Doug Mayes, who launched Charlotte’s first television newscast 61 years ago, returns to the anchor chair at WBTV Friday, a comeback that spans generations and was inspired in part by Facebook.
Mayes, 91, will sit in for the vacationing Paul Cameron on the 11 p.m. newscast. Their job-share grew out of a lunch they had a few weeks ago at a restaurant in Denver, on the western shore of Lake Norman, where Mayes has a lakefront home named Station Break.
Cameron, who started in WBTV’s sports department in 1981 while Mayes was in news, took a picture of the two of them together and posted it on the station’s Facebook page. “It got tens of thousands of hits,” says WBTV news director Dennis Milligan, an extraordinary volume.
WBTV thought it would be fun to invite Mayes back for a victory lap. “He took about five milliseconds to agree,” Milligan says.
“It made me feel good,” says Mayes, “and very humble.”
Last week, he went by the studios to practice reading the teleprompter.
“It took him about a minute of reading to get used to it,” says Milligan. “You could tell when the old news guy kicked in, kaboom. He had full command.”
Mayes also sat in on the station’s news meeting, where the police shooting of an unarmed man was the key topic.
“He knew every detail,” says Molly Grantham, who will be his co-anchor Friday night. “He had great questions to ask. He was still the newsman, even at 91. That was when I was sure this is such a great idea.”
Remembered well in Charlotte
Mayes’ deep voice with its distinctive Tennessee twang is engrained in the city’s collective memory. He began as “Your Esso Reporter” on WBTV’s first nightly news show in 1952.
He was working in the newsroom one autumn afternoon in 1963 when bells started ringing on the United Press International wire ticker, signaling urgent news. Seconds later, he was on WBT radio announcing that shots had been fired at President Kennedy’s motorcade, minutes before CBS News broke into a soap opera on Channel 3 with the first bulletin.
CBS anchor Walter Cronkite, in Charlotte for a speaking engagement in the 1960s, went over to WBTV to meet the staff. Mayes was surprised that Cronkite not only knew who he was, but was keen on WBTV’s 6 p.m. news ratings lead, which was No. 1 among all CBS affiliates at the time. “He said, ‘I know who you are, and I want to thank you for what you do for me, and what you give me each night at 6:30,’” Mayes says.
Mayes stayed at WBTV for three decades, but by the 1980s, a new generation of managers wanted to go for a younger look on newscasts. Mayes was moved to reading editorials, a position that left him feeling marginalized.

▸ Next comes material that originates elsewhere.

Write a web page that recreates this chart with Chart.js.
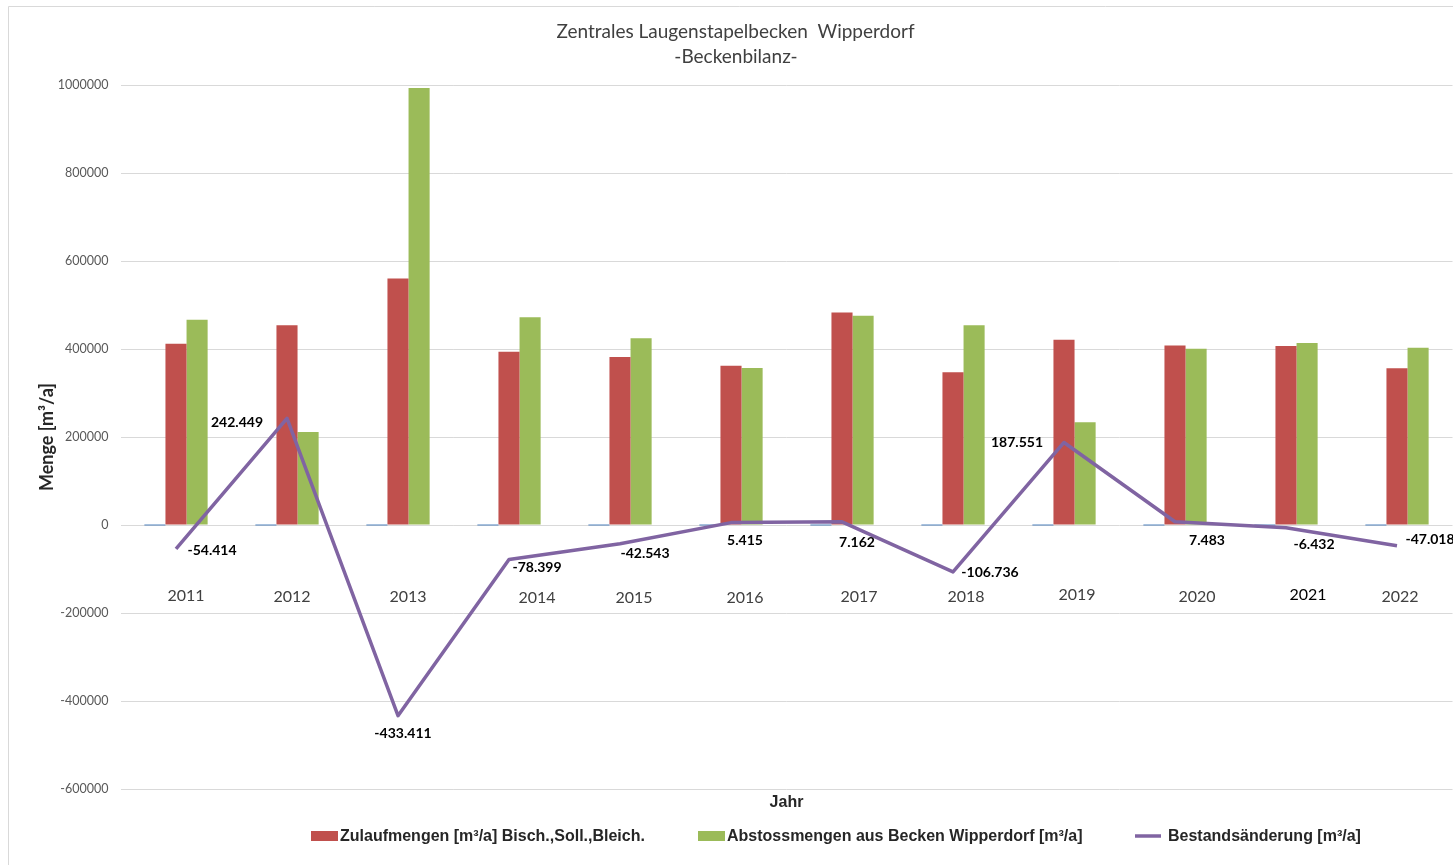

Rival WSOC (Channel 9) was by then making inroads against the entrenched Channel 3 news lead. After quiet negotiations, Mayes took over Channel 9’s midday newscast, which was rechristened “Mid-day with Mayes.”
WSOC bought 200 billboards in Charlotte to trumpet Mayes’ defection, and soon the midday newscast was No. 1 in the ratings, the first beachhead leading to Channel 9’s eventual dominance in local news.
Mayes retired from anchoring in 1988 but continued doing occasional special reports for WSOC. He keeps his fingers in the news business by writing a column for the Lincoln Times-News.
His appeal continues
Milligan, WBTV’s news director, says he’s still surprised by how many people remember Mayes. When they go out to lunch, people recognize Mayes and come up to meet him.
“A lot of them are middle-aged or on the younger side of middle-aged,” says Milligan. “He was on TV when they were kids.”
When WBTV celebrated its 60th anniversary in July 2009, Mayes was featured in an hour-long retrospective. It was the highest-rated show on the station that month.
Mayes’ country roots
Mayes was born in a log cabin that his grandfather built in Westmoreland, Tenn., about 40 miles north of Nashville.
“I was born with nothing, and still have most of it,” says Mayes.
He started in broadcasting as a teenager at a Kingsport, Tenn., station, where he performed with a country band. He was at the station one Sunday, when bulletins began arriving about the attack on Pearl Harbor. He was put on the air to read them, his debut as a newscaster.
Mayes was inducted into the Country Radio Hall of Fame in 2002, for his other broadcasting endeavor, his “Carolina Country Style” program that aired on WBT in the 1950s.
When Cameron came up for that lunch a few weeks ago, he brought his guitar along. Mayes got out his and they jammed, playing “Wildwood Flower” together. “Cameron plays a mean guitar,” says Mayes.
Mayes plans to wear a blue shirt, necktie and a blazer for his Friday night gig beside Grantham, six decades his junior. He’ll be working for free.